[DO THIS] Count the lines containing "that". Give the number alone.

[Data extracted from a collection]
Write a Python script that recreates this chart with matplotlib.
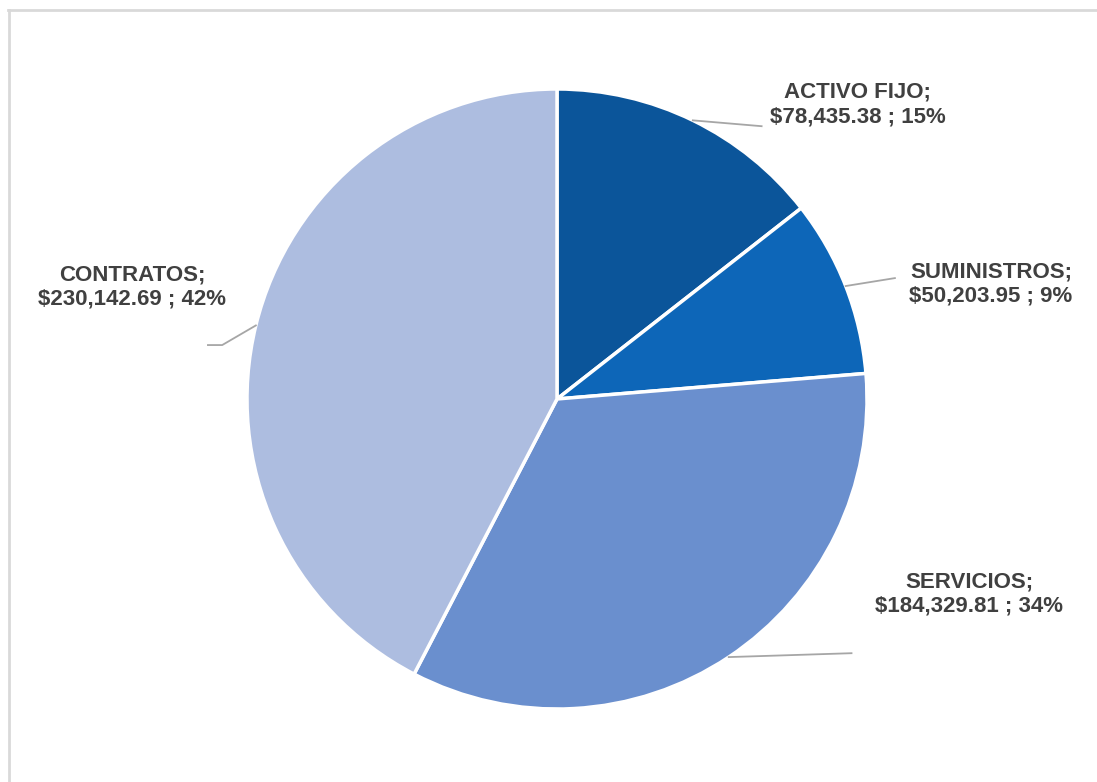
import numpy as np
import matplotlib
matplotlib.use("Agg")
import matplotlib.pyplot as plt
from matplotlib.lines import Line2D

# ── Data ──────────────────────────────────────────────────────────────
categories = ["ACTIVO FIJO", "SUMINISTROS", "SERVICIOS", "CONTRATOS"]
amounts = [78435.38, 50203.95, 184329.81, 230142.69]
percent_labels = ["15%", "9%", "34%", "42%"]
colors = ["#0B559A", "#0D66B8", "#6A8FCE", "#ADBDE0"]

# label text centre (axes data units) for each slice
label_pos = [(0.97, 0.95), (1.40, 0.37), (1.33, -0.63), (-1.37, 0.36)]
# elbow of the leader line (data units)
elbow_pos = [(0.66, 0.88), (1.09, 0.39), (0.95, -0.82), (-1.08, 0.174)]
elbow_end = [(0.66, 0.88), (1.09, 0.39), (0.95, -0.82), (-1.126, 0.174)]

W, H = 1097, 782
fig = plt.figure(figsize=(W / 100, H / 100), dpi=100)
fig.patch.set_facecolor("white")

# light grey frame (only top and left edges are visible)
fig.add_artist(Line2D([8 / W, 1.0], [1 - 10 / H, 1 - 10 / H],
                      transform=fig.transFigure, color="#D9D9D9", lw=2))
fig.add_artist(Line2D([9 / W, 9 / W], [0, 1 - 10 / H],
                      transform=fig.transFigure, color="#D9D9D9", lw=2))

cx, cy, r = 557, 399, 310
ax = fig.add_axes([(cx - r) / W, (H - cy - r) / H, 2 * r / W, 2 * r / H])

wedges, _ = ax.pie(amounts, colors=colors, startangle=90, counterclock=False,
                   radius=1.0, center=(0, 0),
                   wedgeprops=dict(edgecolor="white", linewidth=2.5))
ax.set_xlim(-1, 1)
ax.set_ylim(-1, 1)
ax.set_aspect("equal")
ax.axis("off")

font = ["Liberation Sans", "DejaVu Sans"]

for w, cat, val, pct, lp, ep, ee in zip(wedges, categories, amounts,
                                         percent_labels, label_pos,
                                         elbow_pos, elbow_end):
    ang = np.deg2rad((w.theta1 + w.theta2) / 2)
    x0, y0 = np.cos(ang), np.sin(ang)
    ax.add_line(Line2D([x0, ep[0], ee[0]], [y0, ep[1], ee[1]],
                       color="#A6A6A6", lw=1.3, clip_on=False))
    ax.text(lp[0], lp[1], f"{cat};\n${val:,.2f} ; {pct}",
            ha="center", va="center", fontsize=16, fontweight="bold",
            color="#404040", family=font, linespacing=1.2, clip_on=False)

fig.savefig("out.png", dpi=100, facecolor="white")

---

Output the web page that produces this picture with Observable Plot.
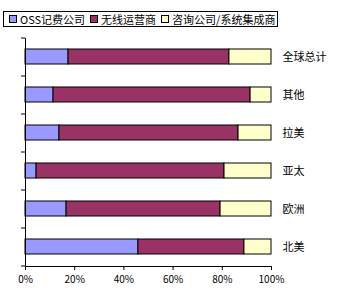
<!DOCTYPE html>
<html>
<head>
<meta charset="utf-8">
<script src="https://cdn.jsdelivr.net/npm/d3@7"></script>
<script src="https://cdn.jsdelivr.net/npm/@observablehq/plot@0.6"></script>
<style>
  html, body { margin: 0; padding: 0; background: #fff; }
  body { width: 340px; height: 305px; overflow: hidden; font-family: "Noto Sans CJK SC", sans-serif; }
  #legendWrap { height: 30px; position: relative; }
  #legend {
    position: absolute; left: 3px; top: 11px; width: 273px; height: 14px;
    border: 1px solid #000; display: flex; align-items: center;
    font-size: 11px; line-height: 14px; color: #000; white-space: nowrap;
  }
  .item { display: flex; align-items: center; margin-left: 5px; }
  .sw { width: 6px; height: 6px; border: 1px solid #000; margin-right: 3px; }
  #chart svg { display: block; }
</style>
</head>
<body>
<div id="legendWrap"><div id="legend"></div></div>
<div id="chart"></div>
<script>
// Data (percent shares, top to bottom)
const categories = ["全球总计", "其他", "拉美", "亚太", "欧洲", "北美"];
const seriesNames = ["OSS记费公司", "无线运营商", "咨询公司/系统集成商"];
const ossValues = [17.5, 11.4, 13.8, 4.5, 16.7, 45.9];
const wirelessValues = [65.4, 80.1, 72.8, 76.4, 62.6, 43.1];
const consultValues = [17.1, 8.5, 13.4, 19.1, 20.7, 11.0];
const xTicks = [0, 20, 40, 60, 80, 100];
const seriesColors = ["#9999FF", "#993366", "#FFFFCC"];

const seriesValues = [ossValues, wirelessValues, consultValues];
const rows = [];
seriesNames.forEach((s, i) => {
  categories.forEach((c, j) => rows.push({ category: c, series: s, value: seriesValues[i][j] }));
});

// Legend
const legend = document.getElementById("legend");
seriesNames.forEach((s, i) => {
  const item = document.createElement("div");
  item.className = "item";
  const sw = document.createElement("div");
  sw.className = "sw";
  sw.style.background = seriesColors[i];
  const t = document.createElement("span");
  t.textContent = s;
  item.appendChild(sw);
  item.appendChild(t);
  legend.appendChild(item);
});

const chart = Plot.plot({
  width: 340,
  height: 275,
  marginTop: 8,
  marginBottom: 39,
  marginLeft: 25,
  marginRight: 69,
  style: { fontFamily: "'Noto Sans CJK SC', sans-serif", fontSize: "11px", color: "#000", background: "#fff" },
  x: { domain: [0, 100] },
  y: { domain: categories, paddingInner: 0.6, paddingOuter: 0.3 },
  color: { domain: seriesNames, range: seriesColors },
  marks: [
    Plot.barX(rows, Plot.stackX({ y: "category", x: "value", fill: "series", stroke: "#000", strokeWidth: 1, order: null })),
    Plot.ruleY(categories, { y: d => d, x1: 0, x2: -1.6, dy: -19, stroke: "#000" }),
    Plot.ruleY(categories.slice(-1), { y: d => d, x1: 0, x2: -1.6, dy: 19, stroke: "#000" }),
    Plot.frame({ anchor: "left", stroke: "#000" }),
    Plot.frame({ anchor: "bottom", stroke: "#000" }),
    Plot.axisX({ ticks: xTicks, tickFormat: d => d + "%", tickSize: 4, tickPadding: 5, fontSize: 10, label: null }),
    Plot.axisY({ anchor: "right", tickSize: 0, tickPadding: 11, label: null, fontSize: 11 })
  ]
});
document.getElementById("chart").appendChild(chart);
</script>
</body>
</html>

[TASK SOLUTION] 2